## Requirements:
From the entries below, print exactly the span beginning with the line holding "Generate a Python" and ending with the line holding "track_slope, track_intercept = -1.96, 7.095", endpoints included, and skip any pictures.
── Excerpted records
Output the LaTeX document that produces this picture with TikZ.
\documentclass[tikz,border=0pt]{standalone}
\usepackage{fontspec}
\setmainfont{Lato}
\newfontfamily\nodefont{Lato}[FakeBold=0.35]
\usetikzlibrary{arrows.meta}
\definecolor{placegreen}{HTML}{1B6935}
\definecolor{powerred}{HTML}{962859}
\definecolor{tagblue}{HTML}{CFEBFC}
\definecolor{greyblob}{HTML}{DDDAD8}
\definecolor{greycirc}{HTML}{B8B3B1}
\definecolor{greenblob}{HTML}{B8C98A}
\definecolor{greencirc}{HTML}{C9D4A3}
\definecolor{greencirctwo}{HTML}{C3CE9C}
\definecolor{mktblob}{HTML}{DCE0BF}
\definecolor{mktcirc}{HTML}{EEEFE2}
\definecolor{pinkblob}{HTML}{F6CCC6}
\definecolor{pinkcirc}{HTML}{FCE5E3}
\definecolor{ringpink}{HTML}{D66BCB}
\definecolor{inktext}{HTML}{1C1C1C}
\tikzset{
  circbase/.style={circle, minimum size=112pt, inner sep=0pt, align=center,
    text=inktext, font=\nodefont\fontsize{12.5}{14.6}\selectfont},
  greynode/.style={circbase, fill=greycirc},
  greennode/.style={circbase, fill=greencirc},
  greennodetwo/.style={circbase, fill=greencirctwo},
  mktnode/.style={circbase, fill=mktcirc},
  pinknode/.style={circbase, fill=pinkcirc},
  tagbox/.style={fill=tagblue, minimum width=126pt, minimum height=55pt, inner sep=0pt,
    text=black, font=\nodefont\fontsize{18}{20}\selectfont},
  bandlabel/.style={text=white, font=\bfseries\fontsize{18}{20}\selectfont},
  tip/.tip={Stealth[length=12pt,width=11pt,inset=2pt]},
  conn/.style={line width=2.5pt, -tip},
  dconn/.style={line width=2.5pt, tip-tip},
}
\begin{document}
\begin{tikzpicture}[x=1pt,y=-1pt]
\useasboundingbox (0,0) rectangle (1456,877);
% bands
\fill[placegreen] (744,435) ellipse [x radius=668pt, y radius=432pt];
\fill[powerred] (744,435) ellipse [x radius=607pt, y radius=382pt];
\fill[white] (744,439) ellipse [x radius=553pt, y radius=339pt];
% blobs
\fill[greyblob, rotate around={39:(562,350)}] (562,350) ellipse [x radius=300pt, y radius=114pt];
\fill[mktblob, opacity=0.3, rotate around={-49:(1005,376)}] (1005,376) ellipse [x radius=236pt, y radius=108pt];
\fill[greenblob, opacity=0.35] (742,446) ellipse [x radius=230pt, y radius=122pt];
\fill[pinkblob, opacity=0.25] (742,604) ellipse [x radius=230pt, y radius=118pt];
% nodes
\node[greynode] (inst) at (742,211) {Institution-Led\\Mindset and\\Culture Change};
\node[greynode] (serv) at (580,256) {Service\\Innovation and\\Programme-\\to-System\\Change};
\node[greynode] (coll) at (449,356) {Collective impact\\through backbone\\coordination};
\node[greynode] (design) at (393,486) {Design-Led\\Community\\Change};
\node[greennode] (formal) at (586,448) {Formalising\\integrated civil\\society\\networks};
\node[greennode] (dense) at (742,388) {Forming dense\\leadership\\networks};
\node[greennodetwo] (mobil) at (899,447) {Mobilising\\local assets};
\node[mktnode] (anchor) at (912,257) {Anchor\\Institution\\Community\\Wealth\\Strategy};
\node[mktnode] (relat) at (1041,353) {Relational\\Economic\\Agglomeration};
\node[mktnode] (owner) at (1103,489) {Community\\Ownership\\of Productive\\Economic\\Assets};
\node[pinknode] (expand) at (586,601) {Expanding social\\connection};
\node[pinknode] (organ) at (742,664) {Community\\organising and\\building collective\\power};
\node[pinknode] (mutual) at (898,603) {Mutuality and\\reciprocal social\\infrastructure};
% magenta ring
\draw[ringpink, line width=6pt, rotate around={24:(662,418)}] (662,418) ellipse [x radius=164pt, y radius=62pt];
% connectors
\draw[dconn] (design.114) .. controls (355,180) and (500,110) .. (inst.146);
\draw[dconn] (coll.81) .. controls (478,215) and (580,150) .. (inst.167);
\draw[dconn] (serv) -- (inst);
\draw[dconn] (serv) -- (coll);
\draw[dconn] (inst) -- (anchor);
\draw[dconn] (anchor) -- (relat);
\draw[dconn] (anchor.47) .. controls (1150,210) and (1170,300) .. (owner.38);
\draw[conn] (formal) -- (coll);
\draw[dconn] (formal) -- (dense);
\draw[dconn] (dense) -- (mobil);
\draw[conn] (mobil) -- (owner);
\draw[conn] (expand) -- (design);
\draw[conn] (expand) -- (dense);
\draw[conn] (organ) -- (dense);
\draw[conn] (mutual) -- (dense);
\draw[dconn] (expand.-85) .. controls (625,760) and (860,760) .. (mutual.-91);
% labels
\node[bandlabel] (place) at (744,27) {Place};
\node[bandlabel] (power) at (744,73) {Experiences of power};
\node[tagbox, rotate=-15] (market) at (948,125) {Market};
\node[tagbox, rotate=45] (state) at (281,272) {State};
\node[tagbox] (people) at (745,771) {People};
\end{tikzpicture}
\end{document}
────
── Excerpted records
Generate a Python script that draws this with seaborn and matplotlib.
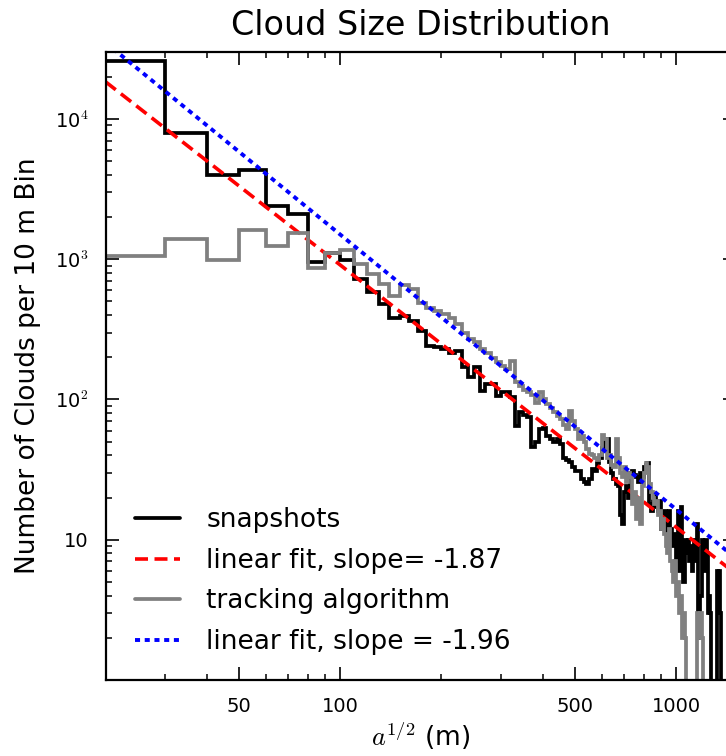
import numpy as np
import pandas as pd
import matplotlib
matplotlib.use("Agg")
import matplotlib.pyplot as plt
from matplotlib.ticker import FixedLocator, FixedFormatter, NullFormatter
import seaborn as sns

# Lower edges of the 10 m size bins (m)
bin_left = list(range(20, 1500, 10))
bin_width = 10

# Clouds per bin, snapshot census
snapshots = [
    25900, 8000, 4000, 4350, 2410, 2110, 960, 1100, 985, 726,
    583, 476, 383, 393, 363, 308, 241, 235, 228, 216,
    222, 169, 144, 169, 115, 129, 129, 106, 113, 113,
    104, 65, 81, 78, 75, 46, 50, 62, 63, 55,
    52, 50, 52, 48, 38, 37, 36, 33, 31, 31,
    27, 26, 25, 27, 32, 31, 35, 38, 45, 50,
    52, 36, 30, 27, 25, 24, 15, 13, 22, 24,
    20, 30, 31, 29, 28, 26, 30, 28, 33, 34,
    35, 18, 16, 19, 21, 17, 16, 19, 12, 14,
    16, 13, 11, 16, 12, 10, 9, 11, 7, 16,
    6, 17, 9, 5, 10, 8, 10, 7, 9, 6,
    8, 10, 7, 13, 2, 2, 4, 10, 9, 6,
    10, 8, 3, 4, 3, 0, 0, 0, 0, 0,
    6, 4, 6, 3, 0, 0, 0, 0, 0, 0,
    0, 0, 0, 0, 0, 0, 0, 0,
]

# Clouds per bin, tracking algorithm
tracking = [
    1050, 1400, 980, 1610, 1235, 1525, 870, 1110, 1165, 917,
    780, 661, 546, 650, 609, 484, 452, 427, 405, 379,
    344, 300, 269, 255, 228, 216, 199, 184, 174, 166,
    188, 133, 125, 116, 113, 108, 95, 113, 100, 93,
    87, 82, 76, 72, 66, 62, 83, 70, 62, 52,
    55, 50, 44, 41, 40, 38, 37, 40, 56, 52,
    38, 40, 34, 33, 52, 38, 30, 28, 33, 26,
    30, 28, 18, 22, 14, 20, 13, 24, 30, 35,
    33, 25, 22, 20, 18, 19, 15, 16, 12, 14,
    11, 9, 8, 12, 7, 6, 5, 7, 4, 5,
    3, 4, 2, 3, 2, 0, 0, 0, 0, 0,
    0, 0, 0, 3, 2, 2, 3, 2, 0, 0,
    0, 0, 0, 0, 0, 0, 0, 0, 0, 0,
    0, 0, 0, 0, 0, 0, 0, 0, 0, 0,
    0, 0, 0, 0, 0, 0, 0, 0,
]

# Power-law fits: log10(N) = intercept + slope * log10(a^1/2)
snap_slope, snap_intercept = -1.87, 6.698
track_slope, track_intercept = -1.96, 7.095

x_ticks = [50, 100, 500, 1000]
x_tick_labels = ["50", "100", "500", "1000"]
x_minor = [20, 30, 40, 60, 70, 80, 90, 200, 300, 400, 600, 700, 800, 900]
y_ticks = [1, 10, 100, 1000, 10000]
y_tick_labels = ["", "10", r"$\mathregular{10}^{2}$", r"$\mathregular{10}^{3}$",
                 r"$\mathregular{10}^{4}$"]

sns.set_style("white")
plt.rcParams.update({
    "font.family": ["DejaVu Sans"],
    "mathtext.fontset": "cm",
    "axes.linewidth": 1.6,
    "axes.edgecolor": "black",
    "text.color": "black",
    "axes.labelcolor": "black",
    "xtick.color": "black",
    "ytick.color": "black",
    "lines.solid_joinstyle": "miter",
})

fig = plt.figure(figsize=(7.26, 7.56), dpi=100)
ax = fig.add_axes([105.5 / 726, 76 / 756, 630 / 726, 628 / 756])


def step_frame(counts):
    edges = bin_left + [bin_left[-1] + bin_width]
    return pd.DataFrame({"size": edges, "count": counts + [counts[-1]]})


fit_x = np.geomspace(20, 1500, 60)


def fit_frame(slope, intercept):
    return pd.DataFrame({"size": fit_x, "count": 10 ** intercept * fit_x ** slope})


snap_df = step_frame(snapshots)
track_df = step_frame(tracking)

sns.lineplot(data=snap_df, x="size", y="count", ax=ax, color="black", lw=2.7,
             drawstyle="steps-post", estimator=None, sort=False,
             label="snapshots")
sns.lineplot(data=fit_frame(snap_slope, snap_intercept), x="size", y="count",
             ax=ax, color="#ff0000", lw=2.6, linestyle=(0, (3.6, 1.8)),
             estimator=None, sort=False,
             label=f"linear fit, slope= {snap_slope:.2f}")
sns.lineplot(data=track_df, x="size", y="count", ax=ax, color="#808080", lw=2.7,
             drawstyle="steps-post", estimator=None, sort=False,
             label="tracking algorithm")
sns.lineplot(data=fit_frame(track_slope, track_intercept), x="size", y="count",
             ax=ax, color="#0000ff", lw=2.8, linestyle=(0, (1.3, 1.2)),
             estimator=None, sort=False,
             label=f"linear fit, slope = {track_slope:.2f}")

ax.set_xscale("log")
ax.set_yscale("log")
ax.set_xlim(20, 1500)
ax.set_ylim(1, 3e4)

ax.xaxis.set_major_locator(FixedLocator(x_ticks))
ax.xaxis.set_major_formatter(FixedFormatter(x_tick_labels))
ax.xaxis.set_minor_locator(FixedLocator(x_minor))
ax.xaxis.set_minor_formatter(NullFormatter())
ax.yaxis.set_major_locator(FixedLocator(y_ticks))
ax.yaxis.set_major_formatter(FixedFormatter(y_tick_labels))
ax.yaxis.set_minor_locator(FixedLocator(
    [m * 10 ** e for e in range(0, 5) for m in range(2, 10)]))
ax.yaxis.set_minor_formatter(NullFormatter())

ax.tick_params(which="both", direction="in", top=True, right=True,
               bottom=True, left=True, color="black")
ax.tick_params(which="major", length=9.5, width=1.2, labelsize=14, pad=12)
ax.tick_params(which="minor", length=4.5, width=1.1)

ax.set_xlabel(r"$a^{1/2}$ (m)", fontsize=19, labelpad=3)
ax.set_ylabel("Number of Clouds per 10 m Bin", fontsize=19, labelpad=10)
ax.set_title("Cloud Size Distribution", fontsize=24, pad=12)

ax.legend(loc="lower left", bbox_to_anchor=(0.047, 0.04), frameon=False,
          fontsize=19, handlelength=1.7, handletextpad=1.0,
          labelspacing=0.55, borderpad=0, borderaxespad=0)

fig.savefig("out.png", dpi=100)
────
## Solved exercise:
Generate a Python script that draws this with seaborn and matplotlib.
import numpy as np
import pandas as pd
import matplotlib
matplotlib.use("Agg")
import matplotlib.pyplot as plt
from matplotlib.ticker import FixedLocator, FixedFormatter, NullFormatter
import seaborn as sns

# Lower edges of the 10 m size bins (m)
bin_left = list(range(20, 1500, 10))
bin_width = 10

# Clouds per bin, snapshot census
snapshots = [
    25900, 8000, 4000, 4350, 2410, 2110, 960, 1100, 985, 726,
    583, 476, 383, 393, 363, 308, 241, 235, 228, 216,
    222, 169, 144, 169, 115, 129, 129, 106, 113, 113,
    104, 65, 81, 78, 75, 46, 50, 62, 63, 55,
    52, 50, 52, 48, 38, 37, 36, 33, 31, 31,
    27, 26, 25, 27, 32, 31, 35, 38, 45, 50,
    52, 36, 30, 27, 25, 24, 15, 13, 22, 24,
    20, 30, 31, 29, 28, 26, 30, 28, 33, 34,
    35, 18, 16, 19, 21, 17, 16, 19, 12, 14,
    16, 13, 11, 16, 12, 10, 9, 11, 7, 16,
    6, 17, 9, 5, 10, 8, 10, 7, 9, 6,
    8, 10, 7, 13, 2, 2, 4, 10, 9, 6,
    10, 8, 3, 4, 3, 0, 0, 0, 0, 0,
    6, 4, 6, 3, 0, 0, 0, 0, 0, 0,
    0, 0, 0, 0, 0, 0, 0, 0,
]

# Clouds per bin, tracking algorithm
tracking = [
    1050, 1400, 980, 1610, 1235, 1525, 870, 1110, 1165, 917,
    780, 661, 546, 650, 609, 484, 452, 427, 405, 379,
    344, 300, 269, 255, 228, 216, 199, 184, 174, 166,
    188, 133, 125, 116, 113, 108, 95, 113, 100, 93,
    87, 82, 76, 72, 66, 62, 83, 70, 62, 52,
    55, 50, 44, 41, 40, 38, 37, 40, 56, 52,
    38, 40, 34, 33, 52, 38, 30, 28, 33, 26,
    30, 28, 18, 22, 14, 20, 13, 24, 30, 35,
    33, 25, 22, 20, 18, 19, 15, 16, 12, 14,
    11, 9, 8, 12, 7, 6, 5, 7, 4, 5,
    3, 4, 2, 3, 2, 0, 0, 0, 0, 0,
    0, 0, 0, 3, 2, 2, 3, 2, 0, 0,
    0, 0, 0, 0, 0, 0, 0, 0, 0, 0,
    0, 0, 0, 0, 0, 0, 0, 0, 0, 0,
    0, 0, 0, 0, 0, 0, 0, 0,
]

# Power-law fits: log10(N) = intercept + slope * log10(a^1/2)
snap_slope, snap_intercept = -1.87, 6.698
track_slope, track_intercept = -1.96, 7.095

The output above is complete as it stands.